### GOAL
Set all the material down again unchanged, without the pictures.

### DATA BLOCK

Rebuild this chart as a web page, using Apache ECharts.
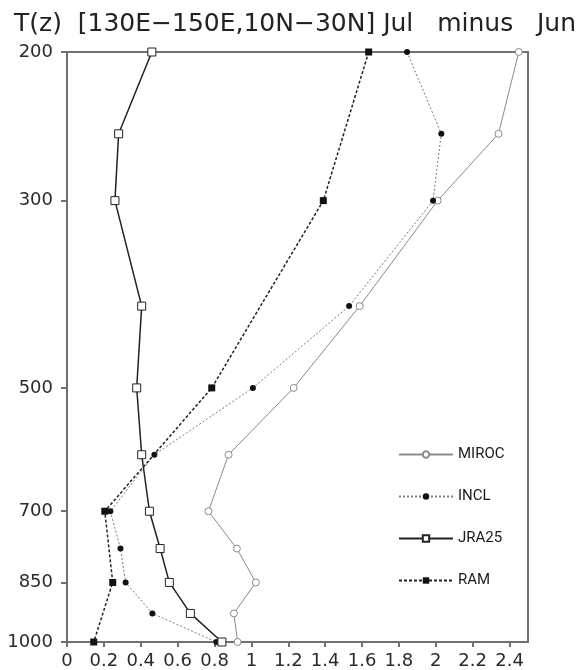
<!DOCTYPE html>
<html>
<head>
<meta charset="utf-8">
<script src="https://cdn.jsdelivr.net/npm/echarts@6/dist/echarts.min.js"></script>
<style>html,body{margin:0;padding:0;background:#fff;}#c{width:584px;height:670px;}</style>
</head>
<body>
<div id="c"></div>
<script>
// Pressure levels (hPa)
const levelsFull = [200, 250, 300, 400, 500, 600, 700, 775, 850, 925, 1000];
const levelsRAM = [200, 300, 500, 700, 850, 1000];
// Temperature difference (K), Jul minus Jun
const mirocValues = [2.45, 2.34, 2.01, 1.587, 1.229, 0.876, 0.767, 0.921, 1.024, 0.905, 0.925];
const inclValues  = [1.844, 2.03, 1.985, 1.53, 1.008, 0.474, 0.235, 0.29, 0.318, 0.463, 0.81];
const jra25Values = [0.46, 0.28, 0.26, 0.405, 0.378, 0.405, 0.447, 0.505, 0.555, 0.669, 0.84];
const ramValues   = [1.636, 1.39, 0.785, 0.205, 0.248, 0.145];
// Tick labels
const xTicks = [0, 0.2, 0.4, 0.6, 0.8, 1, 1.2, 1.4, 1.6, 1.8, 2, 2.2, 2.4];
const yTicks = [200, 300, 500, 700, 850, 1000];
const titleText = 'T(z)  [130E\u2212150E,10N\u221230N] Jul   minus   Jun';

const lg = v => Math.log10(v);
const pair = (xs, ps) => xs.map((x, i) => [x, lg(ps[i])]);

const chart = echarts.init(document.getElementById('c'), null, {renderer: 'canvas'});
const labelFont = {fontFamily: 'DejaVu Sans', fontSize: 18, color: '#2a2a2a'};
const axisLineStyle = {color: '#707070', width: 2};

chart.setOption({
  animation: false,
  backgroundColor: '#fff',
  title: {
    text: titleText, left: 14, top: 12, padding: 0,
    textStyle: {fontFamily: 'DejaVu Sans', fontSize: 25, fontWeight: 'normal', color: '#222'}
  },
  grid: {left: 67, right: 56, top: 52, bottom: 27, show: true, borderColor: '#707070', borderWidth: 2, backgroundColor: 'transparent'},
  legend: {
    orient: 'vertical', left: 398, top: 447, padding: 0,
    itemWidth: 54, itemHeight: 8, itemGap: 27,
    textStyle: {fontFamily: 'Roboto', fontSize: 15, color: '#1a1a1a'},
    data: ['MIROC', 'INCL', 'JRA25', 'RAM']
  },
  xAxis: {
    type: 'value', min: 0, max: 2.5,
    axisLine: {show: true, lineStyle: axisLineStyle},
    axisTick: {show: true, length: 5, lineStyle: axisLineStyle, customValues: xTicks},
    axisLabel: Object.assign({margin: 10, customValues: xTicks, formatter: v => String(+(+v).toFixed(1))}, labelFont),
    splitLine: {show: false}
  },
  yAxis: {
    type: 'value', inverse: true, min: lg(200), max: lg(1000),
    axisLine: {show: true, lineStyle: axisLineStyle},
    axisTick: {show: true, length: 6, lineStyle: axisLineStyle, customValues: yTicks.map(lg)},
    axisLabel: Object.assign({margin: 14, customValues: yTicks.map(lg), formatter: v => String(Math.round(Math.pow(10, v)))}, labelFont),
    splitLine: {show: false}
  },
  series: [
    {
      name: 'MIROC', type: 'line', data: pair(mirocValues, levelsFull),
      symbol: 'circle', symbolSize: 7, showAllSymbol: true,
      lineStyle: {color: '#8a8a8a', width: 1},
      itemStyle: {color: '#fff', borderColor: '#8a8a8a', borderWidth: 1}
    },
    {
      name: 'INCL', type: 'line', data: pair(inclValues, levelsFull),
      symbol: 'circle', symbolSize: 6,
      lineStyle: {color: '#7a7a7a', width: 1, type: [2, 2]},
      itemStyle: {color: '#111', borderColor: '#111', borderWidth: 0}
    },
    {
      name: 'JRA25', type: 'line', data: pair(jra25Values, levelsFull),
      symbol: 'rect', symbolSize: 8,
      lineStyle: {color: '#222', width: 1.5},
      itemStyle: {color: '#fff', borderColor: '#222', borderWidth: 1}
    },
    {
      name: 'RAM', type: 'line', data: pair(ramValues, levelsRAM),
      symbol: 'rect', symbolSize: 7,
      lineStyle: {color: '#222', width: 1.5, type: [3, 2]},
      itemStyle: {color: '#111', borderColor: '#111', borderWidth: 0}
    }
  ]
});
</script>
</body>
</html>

### SOLUTION TO THIS EXERCISE
Rebuild this chart as a web page, using Apache ECharts.
<!DOCTYPE html>
<html>
<head>
<meta charset="utf-8">
<script src="https://cdn.jsdelivr.net/npm/echarts@6/dist/echarts.min.js"></script>
<style>html,body{margin:0;padding:0;background:#fff;}#c{width:584px;height:670px;}</style>
</head>
<body>
<div id="c"></div>
<script>
// Pressure levels (hPa)
const levelsFull = [200, 250, 300, 400, 500, 600, 700, 775, 850, 925, 1000];
const levelsRAM = [200, 300, 500, 700, 850, 1000];
// Temperature difference (K), Jul minus Jun
const mirocValues = [2.45, 2.34, 2.01, 1.587, 1.229, 0.876, 0.767, 0.921, 1.024, 0.905, 0.925];
const inclValues  = [1.844, 2.03, 1.985, 1.53, 1.008, 0.474, 0.235, 0.29, 0.318, 0.463, 0.81];
const jra25Values = [0.46, 0.28, 0.26, 0.405, 0.378, 0.405, 0.447, 0.505, 0.555, 0.669, 0.84];
const ramValues   = [1.636, 1.39, 0.785, 0.205, 0.248, 0.145];
// Tick labels
const xTicks = [0, 0.2, 0.4, 0.6, 0.8, 1, 1.2, 1.4, 1.6, 1.8, 2, 2.2, 2.4];
const yTicks = [200, 300, 500, 700, 850, 1000];
const titleText = 'T(z)  [130E\u2212150E,10N\u221230N] Jul   minus   Jun';

const lg = v => Math.log10(v);
const pair = (xs, ps) => xs.map((x, i) => [x, lg(ps[i])]);

const chart = echarts.init(document.getElementById('c'), null, {renderer: 'canvas'});
const labelFont = {fontFamily: 'DejaVu Sans', fontSize: 18, color: '#2a2a2a'};
const axisLineStyle = {color: '#707070', width: 2};

chart.setOption({
  animation: false,
  backgroundColor: '#fff',
  title: {
    text: titleText, left: 14, top: 12, padding: 0,
    textStyle: {fontFamily: 'DejaVu Sans', fontSize: 25, fontWeight: 'normal', color: '#222'}
  },
  grid: {left: 67, right: 56, top: 52, bottom: 27, show: true, borderColor: '#707070', borderWidth: 2, backgroundColor: 'transparent'},
  legend: {
    orient: 'vertical', left: 398, top: 447, padding: 0,
    itemWidth: 54, itemHeight: 8, itemGap: 27,
    textStyle: {fontFamily: 'Roboto', fontSize: 15, color: '#1a1a1a'},
    data: ['MIROC', 'INCL', 'JRA25', 'RAM']
  },
  xAxis: {
    type: 'value', min: 0, max: 2.5,
    axisLine: {show: true, lineStyle: axisLineStyle},
    axisTick: {show: true, length: 5, lineStyle: axisLineStyle, customValues: xTicks},
    axisLabel: Object.assign({margin: 10, customValues: xTicks, formatter: v => String(+(+v).toFixed(1))}, labelFont),
    splitLine: {show: false}
  },
  yAxis: {
    type: 'value', inverse: true, min: lg(200), max: lg(1000),
    axisLine: {show: true, lineStyle: axisLineStyle},
    axisTick: {show: true, length: 6, lineStyle: axisLineStyle, customValues: yTicks.map(lg)},
    axisLabel: Object.assign({margin: 14, customValues: yTicks.map(lg), formatter: v => String(Math.round(Math.pow(10, v)))}, labelFont),
    splitLine: {show: false}
  },
  series: [
    {
      name: 'MIROC', type: 'line', data: pair(mirocValues, levelsFull),
      symbol: 'circle', symbolSize: 7, showAllSymbol: true,
      lineStyle: {color: '#8a8a8a', width: 1},
      itemStyle: {color: '#fff', borderColor: '#8a8a8a', borderWidth: 1}
    },
    {
      name: 'INCL', type: 'line', data: pair(inclValues, levelsFull),
      symbol: 'circle', symbolSize: 6,
      lineStyle: {color: '#7a7a7a', width: 1, type: [2, 2]},
      itemStyle: {color: '#111', borderColor: '#111', borderWidth: 0}
    },
    {
      name: 'JRA25', type: 'line', data: pair(jra25Values, levelsFull),
      symbol: 'rect', symbolSize: 8,
      lineStyle: {color: '#222', width: 1.5},
      itemStyle: {color: '#fff', borderColor: '#222', borderWidth: 1}
    },
    {
      name: 'RAM', type: 'line', data: pair(ramValues, levelsRAM),
      symbol: 'rect', symbolSize: 7,
      lineStyle: {color: '#222', width: 1.5, type: [3, 2]},
      itemStyle: {color: '#111', borderColor: '#111', borderWidth: 0}
    }
  ]
});
</script>
</body>
</html>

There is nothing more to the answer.